KHITTTAH.CO, Makassar- Seminar dan Pelatihan Ideopolitor Muhammadiyah Sulawesi Selatan membincang soal demokrasi di negeri ini pada Rabu, 26 November 2022 di Hotel Sultan Alauddin Makassar.
Akademisi Unhas, Adi Suryadi Culla mengungkapkan, terdapat tiga faktor penghambat demokrasi di Indonesia, yaitu partai politik, pemilu, dan masyarakat sipil.
Pertama, Ia mengingatkan bahwa Muhammadiyah merupakan bagian dari masyarakat sipil. Sebagai masyarakat sipil-madani, Muhammadiyah memiliki fugsi kontrol.
“Persyarikatan ini tentu bukanlah partai yang melaksanakan aktivitas politik praktis dan menjadi peserta pemilu, yang bervisi untuk merebut, mengambil alih, atau memperjuangkan kekuasaan. Tapi kita memiliki moral force, kekuatan moral,” ungkap dia.
Sebagai pemilik kekuatan moral, Muhammadiyah bertugas mengontrol kekuasaan. Kalaupun terlibat dalam politik kekuasaan, gerakannya adalah politik moral.
“Dahulu, Pak Amien Rais istilahnya bagus sekali, high politics. Itu kan moral, dalam artian nilai, value. Itulah politik yang tinggi. Peran Muhammadiyah di sini, politik moral. Muhammadiyah sebagai kekuatan moral,” ungkap Adi.
Adi menekankan Muhammadiyah adalah benteng terakhir bahkan fondasi utama demokrasi bangsa ini. Sayangnya, fondasi demokrasi ini tidak berfungsi optimal.
“Fondasi utama demokrasi itu bukan parpol, tapi masyarakat sipil. Salah satunya adalah Muhammadiyah. Sayangnya, masyarakat sipil ini tidak hanya jongkok, bahkan tiarap,” kata Adi.
Sementara itu, Adi berpendapat, partai politik perlu untuk direformasi. Perubahan fundamental harus dilakukan kepada parpol di negeri ini.
“Partai politik inilah salah satu penyebab terbesar kemunduran demokrasi kita. Jadi, memang harus diubah, dan aktor perubahan, perbaikan tu adalah masyarakat sipil,” tegas dia.
Ia menegaskan perubahan atas partai politik itu harus didorong sesegera mungkin. “Bahkan mungkin satu-satunya lembaga yang tidak pernah mengalami reformasi di negeri kita itu adalah partai politik.”
Terkait pemilu negeri ini, Adi menyebut pelaksanaannya dibayang-bayangi oleh oligarki. Bahkan, parpol dan masyarakat madani juga diarahkan oleh oligarki ini.

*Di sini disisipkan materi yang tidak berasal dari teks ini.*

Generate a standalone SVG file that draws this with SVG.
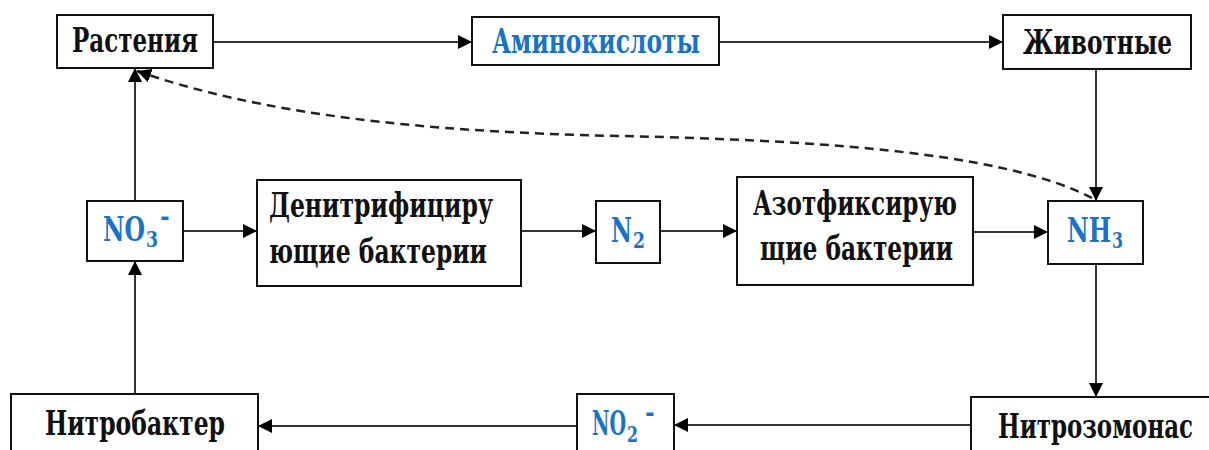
<svg xmlns="http://www.w3.org/2000/svg" width="1209" height="450" viewBox="0 0 1209 450">
<style>
.box{fill:#fff;stroke:#111;stroke-width:2}
.t{font-family:"DejaVu Serif Condensed","DejaVu Serif","Liberation Serif",serif;font-weight:bold;font-size:33px;fill:#111}
.b{fill:#1a73c4}
.s{font-size:22px}
.m{font-size:26px}
.c{fill:none;stroke:#333;stroke-width:2}
.d{fill:none;stroke:#222;stroke-width:2.5;stroke-dasharray:9 6}
</style>
<defs>
<marker id="ah" markerUnits="userSpaceOnUse" markerWidth="16" markerHeight="14" refX="14" refY="7" orient="auto">
<path d="M0,0 L14,7 L0,14 Z" fill="#000"/>
</marker>
</defs>
<rect width="1209" height="450" fill="#fff"/>
<g id="connectors">
<line class="c" x1="213" y1="42" x2="472" y2="42" marker-end="url(#ah)"/>
<line class="c" x1="719" y1="42" x2="1003" y2="42" marker-end="url(#ah)"/>
<line class="c" x1="1096" y1="69" x2="1096" y2="201" marker-end="url(#ah)"/>
<line class="c" x1="1096" y1="264" x2="1096" y2="397" marker-end="url(#ah)"/>
<line class="c" x1="971" y1="425" x2="674" y2="425" marker-end="url(#ah)"/>
<line class="c" x1="577" y1="426" x2="258" y2="426" marker-end="url(#ah)"/>
<line class="c" x1="135" y1="394" x2="135" y2="261" marker-end="url(#ah)"/>
<line class="c" x1="135" y1="201" x2="135" y2="68" marker-end="url(#ah)"/>
<line class="c" x1="183" y1="231" x2="257" y2="231" marker-end="url(#ah)"/>
<line class="c" x1="521" y1="231" x2="596" y2="231" marker-end="url(#ah)"/>
<line class="c" x1="660" y1="231" x2="737" y2="231" marker-end="url(#ah)"/>
<line class="c" x1="973" y1="232" x2="1048" y2="232" marker-end="url(#ah)"/>
<path class="d" d="M1092,198 C1000,150 800,140 620,136 C420,132 260,114 137,71" marker-end="url(#ah)"/>
</g>
<g id="rastenia">
<rect class="box" x="57" y="15" width="156" height="53"/>
<text class="t" x="72" y="52" textLength="126" lengthAdjust="spacingAndGlyphs">Растения</text>
</g>
<g id="aminokisloty">
<rect class="box" x="472" y="17" width="247" height="48"/>
<text class="t b" x="492" y="53" textLength="208" lengthAdjust="spacingAndGlyphs">Аминокислоты</text>
</g>
<g id="zhivotnye">
<rect class="box" x="1003" y="15" width="188" height="54"/>
<text class="t" x="1023" y="54" textLength="149" lengthAdjust="spacingAndGlyphs">Животные</text>
</g>
<g id="no3">
<rect class="box" x="87" y="201" width="96" height="60"/>
<text class="t b" x="103" y="241" textLength="42" lengthAdjust="spacingAndGlyphs">NO</text>
<text class="t b s" x="146" y="247" textLength="12" lengthAdjust="spacingAndGlyphs">3</text>
<text class="t b m" x="160" y="225">-</text>
</g>
<g id="denitr">
<rect class="box" x="257" y="180" width="264" height="106"/>
<text class="t" x="269" y="217" textLength="224" lengthAdjust="spacingAndGlyphs">Денитрифициру</text>
<text class="t" x="269" y="263" textLength="218" lengthAdjust="spacingAndGlyphs">ющие бактерии</text>
</g>
<g id="n2">
<rect class="box" x="596" y="201" width="64" height="62"/>
<text class="t b" x="611" y="242" textLength="21" lengthAdjust="spacingAndGlyphs">N</text>
<text class="t b s" x="633" y="248" textLength="12" lengthAdjust="spacingAndGlyphs">2</text>
</g>
<g id="azot">
<rect class="box" x="737" y="177" width="236" height="108"/>
<text class="t" x="753" y="215" textLength="204" lengthAdjust="spacingAndGlyphs">Азотфиксирую</text>
<text class="t" x="760" y="260" textLength="193" lengthAdjust="spacingAndGlyphs">щие бактерии</text>
</g>
<g id="nh3">
<rect class="box" x="1048" y="201" width="95" height="63"/>
<text class="t b" x="1067" y="242" textLength="44" lengthAdjust="spacingAndGlyphs">NH</text>
<text class="t b s" x="1112" y="248" textLength="11" lengthAdjust="spacingAndGlyphs">3</text>
</g>
<g id="nitrobakter">
<rect class="box" x="11" y="394" width="247" height="70"/>
<text class="t" x="45" y="435" textLength="180" lengthAdjust="spacingAndGlyphs">Нитробактер</text>
</g>
<g id="no2">
<rect class="box" x="577" y="394" width="97" height="70"/>
<text class="t b" x="592" y="435" textLength="34" lengthAdjust="spacingAndGlyphs">NO</text>
<text class="t b s" x="627" y="442" textLength="11" lengthAdjust="spacingAndGlyphs">2</text>
<text class="t b m" x="645" y="421">-</text>
</g>
<g id="nitrozomonas">
<rect class="box" x="971" y="397" width="250" height="70"/>
<text class="t" x="998" y="438" textLength="195" lengthAdjust="spacingAndGlyphs">Нитрозомонас</text>
</g>
</svg>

“Pemilu kita tidak bisa benar-benar jurdil, karena ada bayang-bayang monster besar, yaitu oligarki. Pemilu ini akhirnya hanya menciptakan pemimpin yang otokrasi,” kata dia.
Padahal, para pemimpin ini dipilih dengan proses demokrasi. “Sudah banyak riset yang menunjukkan hampir di seluruh negara berkembang, demokrasinya rusak karena otokrasi dan oligarki ini.”
Apalagi, biaya untuk mengikuti pemilu ini sangat tinggi. “Transaksinya juga di kamar gelap. Politik uang di mana-mana. Rakyat juga sudah jadi permisif. Akhirnya, yang bisa jadi calon itu hanya yang punya uang.”
Untuk itu, kader Muhammadiyah harus memastikan diri sebagai kekuatan untuk perubahan ini.
“Apalagi ada kaderisasi yang jelas di Muhammadiyah, yang tidak ada di partai politik. Ideologi Muhammadiyah jelas, sementara di partai yang terjadi adalah deideologisasi. Kita butuh kontrol untuk ini semua.”
Artikulasi Muhammadiyah sebagai gerakan masyarakat madani yang punya kekuatan kontrol moral harus dibunyikan lantang.
“Tugas Ideopolitor ini adalah itu, bukan hanya memunculkannya di meja seminar, tapi dengan langkah, action. Kata Hannah Arendt, tindakan itu berbeda dengan perbuatan. Tindakan itu value,” tutup Adi.